Ketegangan perdagangan antara Amerika Serikat dan China kembali meningkat setelah Presiden AS Donald Trump mengancam akan menaikkan tarif hingga 100% terhadap barang-barang asal China mulai 1 November. Ancaman ini muncul setelah Beijing memberlakukan pembatasan ekspor terhadap logam tanah jarang dan material penting lainnya, memicu kekhawatiran akan kembalinya perang dagang yang sempat mereda tahun lalu.
Para analis memperingatkan bahwa potensi perang dagang baru ini dapat menekan reli panjang pasar saham China yang sudah berlangsung selama lima bulan berturut-turut — periode kenaikan terpanjang sejak 2018. Indeks MSCI China mencatat penguatan tajam sepanjang tahun 2025, dengan Hang Seng Index melonjak 31%, sementara saham Alibaba naik lebih dari 100% dan Tencent hampir 60%. Namun, momentum ini kini terancam oleh ketidakpastian hubungan dagang kedua negara.
Menurut Hao Zhou, Kepala Ekonom Guotai Junan Hong Kong Ltd., pasar China kemungkinan akan “turun lebih dulu sebelum rebound secara hati-hati.” Ia menambahkan, “Masih banyak pertanyaan yang belum terjawab.” Sentimen investor juga dibayangi langkah Kementerian Perdagangan China yang menyebut kebijakan ekspor terbaru sebagai “tindakan defensif yang perlu” dan mendesak AS untuk menghentikan ancaman tarif tambahan.
Hao Hong, Chief Investment Officer Lotus Asset Management, menilai eskalasi ini merupakan bagian dari strategi negosiasi jelang pertemuan antara Trump dan Presiden Xi Jinping di KTT Korea Selatan akhir bulan ini. “Kedua pihak sedang memainkan seluruh kartu mereka menjelang pertemuan.
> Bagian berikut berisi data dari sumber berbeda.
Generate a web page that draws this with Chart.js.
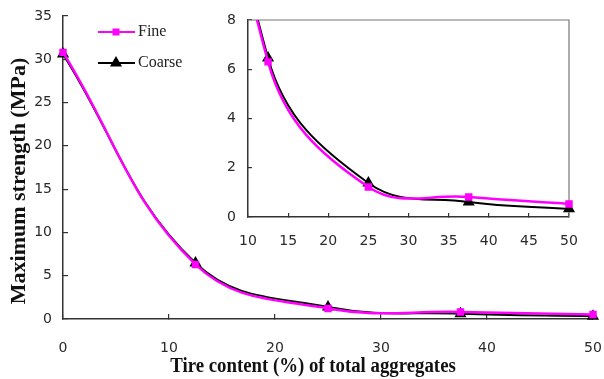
<!DOCTYPE html>
<html>
<head>
<meta charset="utf-8">
<script src="https://cdn.jsdelivr.net/npm/chart.js@4"></script>
<style>
  html, body { margin: 0; padding: 0; background: #fff; }
  #wrap { position: relative; width: 604px; height: 379px; }
  #mainChart { position: absolute; left: 0; top: 0; }
  #insetChart { position: absolute; left: 205px; top: 8px; }
</style>
</head>
<body>
<div id="wrap">
  <canvas id="mainChart" width="604" height="379"></canvas>
  <canvas id="insetChart" width="380" height="250"></canvas>
</div>
<script>
const TIRE_CONTENT = [0, 12.5, 25, 37.5, 50];
const FINE = [30.8, 6.3, 1.22, 0.81, 0.53];
const COARSE = [30.6, 6.46, 1.38, 0.61, 0.33];

const MAIN_X_TICKS = [0, 10, 20, 30, 40, 50];
const MAIN_Y_TICKS = [0, 5, 10, 15, 20, 25, 30, 35];
const INSET_X_TICKS = [10, 15, 20, 25, 30, 35, 40, 45, 50];
const INSET_Y_TICKS = [0, 2, 4, 6, 8];

const LEGEND_LABELS = ['Fine', 'Coarse'];
const X_TITLE = 'Tire content (%) of total aggregates';
const Y_TITLE = 'Maximum strength (MPa)';

const MAGENTA = '#ff00ff';
const TICK_FONT = { family: 'DejaVu Sans', size: 14 };

function toPoints(values) {
    return TIRE_CONTENT.map((x, i) => ({ x: x, y: values[i] }));
}

function fixedTicks(list) {
    return scale => { scale.ticks = list.map(v => ({ value: v })); };
}

function makeDatasets(clip) {
    return [
        {
            label: LEGEND_LABELS[0],
            data: toPoints(FINE),
            borderColor: MAGENTA,
            backgroundColor: MAGENTA,
            borderWidth: 2.5,
            pointStyle: 'rect',
            pointRadius: 3.5,
            tension: 0.4,
            clip: clip
        },
        {
            label: LEGEND_LABELS[1],
            data: toPoints(COARSE),
            borderColor: '#000',
            backgroundColor: '#000',
            borderWidth: 2,
            pointStyle: 'triangle',
            pointRadius: 5,
            tension: 0.4,
            clip: clip
        }
    ];
}

// legend in the upper left of the main plot + the two axis titles
const decorPlugin = {
    id: 'mainDecor',
    afterDraw(chart) {
        const ctx = chart.ctx;
        const rows = [
            { y: 32, color: MAGENTA, style: 'rect', text: LEGEND_LABELS[0] },
            { y: 63, color: '#000', style: 'triangle', text: LEGEND_LABELS[1] }
        ];
        ctx.save();
        rows.forEach(r => {
            ctx.strokeStyle = r.color;
            ctx.fillStyle = r.color;
            ctx.lineWidth = 2;
            ctx.beginPath();
            ctx.moveTo(98, r.y);
            ctx.lineTo(135, r.y);
            ctx.stroke();
            Chart.helpers.drawPoint(ctx, {
                pointStyle: r.style, radius: r.style === 'rect' ? 3.5 : 5, rotation: 0, borderWidth: 1
            }, 116, r.y);
            ctx.fillStyle = '#222';
            ctx.font = '16px "Liberation Serif"';
            ctx.textBaseline = 'middle';
            ctx.textAlign = 'left';
            ctx.fillText(r.text, 138, r.y);
        });

        ctx.fillStyle = '#111';
        ctx.textAlign = 'center';
        ctx.textBaseline = 'middle';

        // x title, a little condensed like the original
        ctx.save();
        ctx.translate(313, 367);
        ctx.scale(0.94, 1);
        ctx.font = 'bold 20px "Liberation Serif"';
        ctx.fillText(X_TITLE, 0, 0);
        ctx.restore();

        ctx.save();
        ctx.translate(19, 181);
        ctx.rotate(-Math.PI / 2);
        ctx.font = 'bold 22px "Liberation Serif"';
        ctx.fillText(Y_TITLE, 0, 0);
        ctx.restore();

        ctx.restore();
    }
};

// top and right border of the inset
const framePlugin = {
    id: 'insetFrame',
    beforeDatasetsDraw(chart) {
        const a = chart.chartArea;
        const ctx = chart.ctx;
        ctx.save();
        ctx.strokeStyle = '#777';
        ctx.lineWidth = 1.2;
        ctx.beginPath();
        ctx.moveTo(a.left, a.top);
        ctx.lineTo(a.right, a.top);
        ctx.lineTo(a.right, a.bottom);
        ctx.stroke();
        ctx.restore();
    }
};

function axis(opts) {
    return {
        type: 'linear',
        min: opts.min,
        max: opts.max,
        afterBuildTicks: fixedTicks(opts.ticks),
        afterFit: scale => {
            if (opts.width !== undefined) scale.width = opts.width;
            if (opts.height !== undefined) scale.height = opts.height;
            scale.paddingLeft = scale.paddingRight = scale.paddingTop = scale.paddingBottom = 0;
        },
        grid: { drawOnChartArea: false, tickLength: -opts.tick, color: '#333', lineWidth: 1.2 },
        border: { color: '#333', width: 1.5 },
        ticks: { font: TICK_FONT, color: '#2a2a2a', padding: opts.pad, maxRotation: 0, autoSkip: false },
        title: { display: false }
    };
}

new Chart(document.getElementById('mainChart').getContext('2d'), {
    type: 'line',
    data: { datasets: makeDatasets(false) },
    options: {
        responsive: false,
        animation: false,
        layout: { padding: { top: 16, right: 11, left: 0, bottom: 0 } },
        plugins: { legend: { display: false }, tooltip: { enabled: false } },
        scales: {
            x: axis({ min: 0, max: 50, ticks: MAIN_X_TICKS, height: 60, tick: 5, pad: 26 }),
            y: axis({ min: 0, max: 35, ticks: MAIN_Y_TICKS, width: 63, tick: 5, pad: 16 })
        }
    },
    plugins: [decorPlugin]
});

new Chart(document.getElementById('insetChart').getContext('2d'), {
    type: 'line',
    data: { datasets: makeDatasets({ left: 0, top: 0, right: 8, bottom: 8 }) },
    options: {
        responsive: false,
        animation: false,
        layout: { padding: { top: 12, right: 16, left: 0, bottom: 0 } },
        plugins: { legend: { display: false }, tooltip: { enabled: false } },
        scales: {
            x: axis({ min: 10, max: 50, ticks: INSET_X_TICKS, height: 41, tick: 4, pad: 20 }),
            y: axis({ min: 0, max: 8, ticks: INSET_Y_TICKS, width: 43, tick: 4, pad: 16 })
        }
    },
    plugins: [framePlugin]
});
</script>
</body>
</html>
Ini seperti titik puncak sebelum mereka menurunkannya kembali,” ujarnya.
Di sisi lain, nilai yuan terhadap dolar AS melemah tipis, meski tetap stabil setelah sinyal dari Gedung Putih bahwa Washington terbuka untuk kesepakatan baru. Yuan onshore ditutup di level 7,136 per dolar pada Jumat, mencatat penguatan 2% sepanjang tahun. Namun pelemahan berkelanjutan yuan dapat memberi tekanan pada mata uang Asia lainnya yang selama ini bergantung pada stabilitas yuan sebagai jangkar utama.
Sementara itu, saham perusahaan teknologi AS seperti Nvidia juga ikut anjlok hampir 5% akibat ketegangan ini, mengingat perusahaan tersebut berada di tengah tarik-menarik kebijakan ekspor chip dan semikonduktor antara kedua negara. Saham-saham China yang terdaftar di bursa AS bahkan merosot lebih dari 6%, menjadi penurunan harian terbesar sejak April.
Barry Wang, Co-Portfolio Manager dari Oberweis Asset Management, menilai reli pasar China tahun ini telah “berjalan terlalu jauh.” Ia memperkirakan pasar akan “berhenti sejenak agar fundamental dapat mengejar euforia.”
Meski tekanan jangka pendek tampak jelas, sebagian analis tetap optimistis bahwa eskalasi ini hanyalah bagian dari permainan diplomasi jelang negosiasi tingkat tinggi. Trump sendiri menegaskan bahwa ia masih membuka peluang untuk membatalkan kenaikan tarif jika China bersedia melonggarkan pembatasan ekspor material penting tersebut.